I was aiming at a hardware solution, and wanted to draw a simple 2d image of the pattern, rather than procedurally evaluating it at arbitrary points, so I decided to try an idea I first came across in Stylized Video Cubes; using a z-buffer to construct the voronoi diagram.

I draw a quad centered around each point, enable depth testing and use a small pixel shader that outputs the distance from the central point as the z depth, as well as setting the color from a palette indexed on the depth:

The actual size of the quad that's drawn for each point was chosen pretty arbitrarily, to give a nice look for a typical distribution of points.

I then animate each point by giving it a random velocity vector, and wrapping it's position when it heads off the edge of the image (you can either add a slop border the size of a single quad around the edge to wrap to, or if you want a tileable result, render each point multiple times if it's touching a border).

This works pretty nicely, the main issue was what happened if a part of the image isn't covered by any quads, which leaves a gap in the result. I worked around this by clearing the screen to the color indexed by the maximum distance in the palette.

Having a tileable image means that it's possible to do a poor man's fractal noise, by reusing the constructed image for all the sublayers of the fractal pattern. The repetition can be noticeable, especially when its animated, but it's a very low cost operation once you have the basic image.

I experimented doing multiple passes to implement deeper levels of the algorithm, such as using the distance from the second or third nearest neighbor, but this involved rendering a pass that wrote ID values for each point to compare against in the next pass to figure out if the current nearest point was acceptable, and much larger quads, and so I was unable to get decent performance for L2 and higher textures.

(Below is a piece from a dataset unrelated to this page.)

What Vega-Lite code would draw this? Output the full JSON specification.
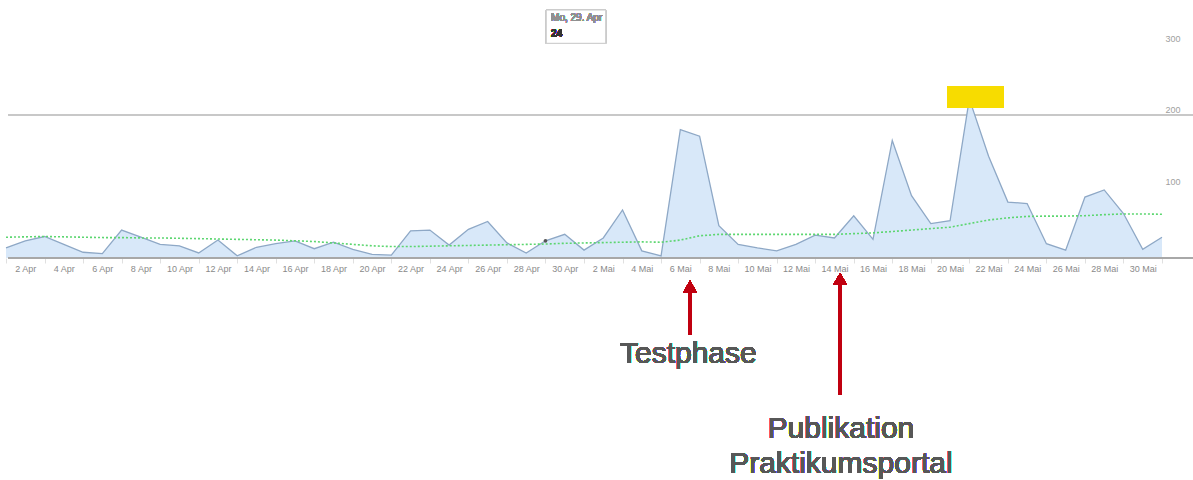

I think the best approach for these on hardware would involve a combination of space-sorting strategies to break areas down into a small enough set of possible neighbor points, and then doing the fine-level sorting within a pixel shader. Space sorting would also be a good way to handle the moving points problem with a software implementation, since you don't have the performance advantage you get from an optimized z-buffer in hardware.